Set task — Beginning with the first line below, please repeat the material exactly, ending with the line that includes "const fmt = v".

Data records —
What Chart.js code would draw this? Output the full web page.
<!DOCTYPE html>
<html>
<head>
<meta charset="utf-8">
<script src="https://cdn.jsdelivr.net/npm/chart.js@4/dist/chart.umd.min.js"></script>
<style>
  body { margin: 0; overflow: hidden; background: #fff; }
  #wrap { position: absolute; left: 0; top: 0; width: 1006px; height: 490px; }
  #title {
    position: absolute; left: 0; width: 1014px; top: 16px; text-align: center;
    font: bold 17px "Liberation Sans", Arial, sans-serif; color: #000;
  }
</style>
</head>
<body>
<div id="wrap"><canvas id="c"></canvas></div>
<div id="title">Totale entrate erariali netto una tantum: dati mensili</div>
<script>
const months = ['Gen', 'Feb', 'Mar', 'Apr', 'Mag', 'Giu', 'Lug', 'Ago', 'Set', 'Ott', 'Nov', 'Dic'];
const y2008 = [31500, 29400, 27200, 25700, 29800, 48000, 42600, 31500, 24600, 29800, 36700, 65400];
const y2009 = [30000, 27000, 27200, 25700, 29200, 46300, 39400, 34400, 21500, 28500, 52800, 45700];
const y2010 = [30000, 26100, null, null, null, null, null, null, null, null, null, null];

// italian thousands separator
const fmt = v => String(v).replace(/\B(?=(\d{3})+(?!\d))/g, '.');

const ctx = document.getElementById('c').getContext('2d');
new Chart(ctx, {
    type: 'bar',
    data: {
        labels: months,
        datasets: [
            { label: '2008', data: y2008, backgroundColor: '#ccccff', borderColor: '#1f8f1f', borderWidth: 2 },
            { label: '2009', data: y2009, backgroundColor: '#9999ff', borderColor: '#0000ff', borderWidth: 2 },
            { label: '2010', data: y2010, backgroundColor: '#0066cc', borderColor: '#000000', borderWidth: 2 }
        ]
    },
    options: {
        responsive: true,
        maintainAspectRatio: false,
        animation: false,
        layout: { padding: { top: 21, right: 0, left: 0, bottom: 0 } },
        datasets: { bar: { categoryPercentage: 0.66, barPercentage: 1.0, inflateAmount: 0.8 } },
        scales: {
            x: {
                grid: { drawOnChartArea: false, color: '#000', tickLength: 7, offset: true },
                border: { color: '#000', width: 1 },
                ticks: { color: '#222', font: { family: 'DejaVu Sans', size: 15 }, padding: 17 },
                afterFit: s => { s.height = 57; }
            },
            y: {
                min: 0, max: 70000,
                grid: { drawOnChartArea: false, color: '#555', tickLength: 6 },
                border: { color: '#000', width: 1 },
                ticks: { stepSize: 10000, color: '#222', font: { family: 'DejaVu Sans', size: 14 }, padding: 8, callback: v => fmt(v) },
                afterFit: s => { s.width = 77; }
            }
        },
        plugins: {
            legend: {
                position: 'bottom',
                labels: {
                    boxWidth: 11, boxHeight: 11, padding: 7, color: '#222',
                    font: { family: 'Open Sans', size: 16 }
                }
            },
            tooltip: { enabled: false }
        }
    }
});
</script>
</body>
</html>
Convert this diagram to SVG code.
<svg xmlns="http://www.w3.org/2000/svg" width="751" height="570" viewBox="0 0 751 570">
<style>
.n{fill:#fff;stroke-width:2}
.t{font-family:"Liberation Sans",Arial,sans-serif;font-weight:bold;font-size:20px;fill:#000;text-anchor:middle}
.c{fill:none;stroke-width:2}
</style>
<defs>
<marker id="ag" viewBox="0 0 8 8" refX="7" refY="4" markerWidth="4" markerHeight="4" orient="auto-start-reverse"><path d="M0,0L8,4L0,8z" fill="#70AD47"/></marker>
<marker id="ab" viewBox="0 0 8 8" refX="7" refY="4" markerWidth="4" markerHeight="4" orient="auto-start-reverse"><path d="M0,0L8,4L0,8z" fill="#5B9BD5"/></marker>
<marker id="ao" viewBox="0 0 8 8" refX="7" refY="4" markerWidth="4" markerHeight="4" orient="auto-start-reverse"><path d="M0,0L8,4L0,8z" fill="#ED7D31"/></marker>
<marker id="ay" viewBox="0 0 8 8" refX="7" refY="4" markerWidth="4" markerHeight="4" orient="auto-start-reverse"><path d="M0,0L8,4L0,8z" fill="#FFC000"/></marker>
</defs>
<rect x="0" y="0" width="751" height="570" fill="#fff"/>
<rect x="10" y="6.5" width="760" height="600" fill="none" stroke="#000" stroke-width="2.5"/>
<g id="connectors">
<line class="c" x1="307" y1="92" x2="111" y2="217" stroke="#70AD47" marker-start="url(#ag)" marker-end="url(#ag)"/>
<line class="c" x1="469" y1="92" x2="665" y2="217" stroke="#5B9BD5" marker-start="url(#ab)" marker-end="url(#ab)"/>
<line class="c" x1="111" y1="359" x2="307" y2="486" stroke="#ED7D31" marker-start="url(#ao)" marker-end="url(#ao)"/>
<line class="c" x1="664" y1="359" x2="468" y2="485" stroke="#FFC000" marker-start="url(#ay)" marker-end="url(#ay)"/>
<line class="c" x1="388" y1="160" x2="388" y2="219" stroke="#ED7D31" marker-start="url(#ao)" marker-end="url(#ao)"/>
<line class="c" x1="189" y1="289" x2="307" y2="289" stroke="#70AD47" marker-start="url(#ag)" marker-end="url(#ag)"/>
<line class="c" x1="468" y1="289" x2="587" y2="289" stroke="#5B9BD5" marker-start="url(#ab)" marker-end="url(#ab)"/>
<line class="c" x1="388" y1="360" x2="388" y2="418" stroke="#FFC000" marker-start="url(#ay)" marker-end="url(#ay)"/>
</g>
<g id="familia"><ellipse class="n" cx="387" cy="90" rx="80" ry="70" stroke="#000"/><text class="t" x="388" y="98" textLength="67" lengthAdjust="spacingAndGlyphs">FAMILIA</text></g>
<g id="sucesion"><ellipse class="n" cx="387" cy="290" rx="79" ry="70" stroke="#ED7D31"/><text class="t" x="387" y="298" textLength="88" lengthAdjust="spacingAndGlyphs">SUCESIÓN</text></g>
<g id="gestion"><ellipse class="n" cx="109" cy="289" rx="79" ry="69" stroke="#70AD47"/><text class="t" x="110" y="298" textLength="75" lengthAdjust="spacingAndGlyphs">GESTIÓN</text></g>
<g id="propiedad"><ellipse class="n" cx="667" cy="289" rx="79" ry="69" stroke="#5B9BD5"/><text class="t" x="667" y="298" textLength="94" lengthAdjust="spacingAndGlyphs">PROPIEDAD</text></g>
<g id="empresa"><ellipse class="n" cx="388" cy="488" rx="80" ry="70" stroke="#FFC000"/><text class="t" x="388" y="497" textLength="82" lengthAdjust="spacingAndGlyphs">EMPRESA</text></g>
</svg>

The result —
What Chart.js code would draw this? Output the full web page.
<!DOCTYPE html>
<html>
<head>
<meta charset="utf-8">
<script src="https://cdn.jsdelivr.net/npm/chart.js@4/dist/chart.umd.min.js"></script>
<style>
  body { margin: 0; overflow: hidden; background: #fff; }
  #wrap { position: absolute; left: 0; top: 0; width: 1006px; height: 490px; }
  #title {
    position: absolute; left: 0; width: 1014px; top: 16px; text-align: center;
    font: bold 17px "Liberation Sans", Arial, sans-serif; color: #000;
  }
</style>
</head>
<body>
<div id="wrap"><canvas id="c"></canvas></div>
<div id="title">Totale entrate erariali netto una tantum: dati mensili</div>
<script>
const months = ['Gen', 'Feb', 'Mar', 'Apr', 'Mag', 'Giu', 'Lug', 'Ago', 'Set', 'Ott', 'Nov', 'Dic'];
const y2008 = [31500, 29400, 27200, 25700, 29800, 48000, 42600, 31500, 24600, 29800, 36700, 65400];
const y2009 = [30000, 27000, 27200, 25700, 29200, 46300, 39400, 34400, 21500, 28500, 52800, 45700];
const y2010 = [30000, 26100, null, null, null, null, null, null, null, null, null, null];

// italian thousands separator
const fmt = v => String(v).replace(/\B(?=(\d{3})+(?!\d))/g, '.');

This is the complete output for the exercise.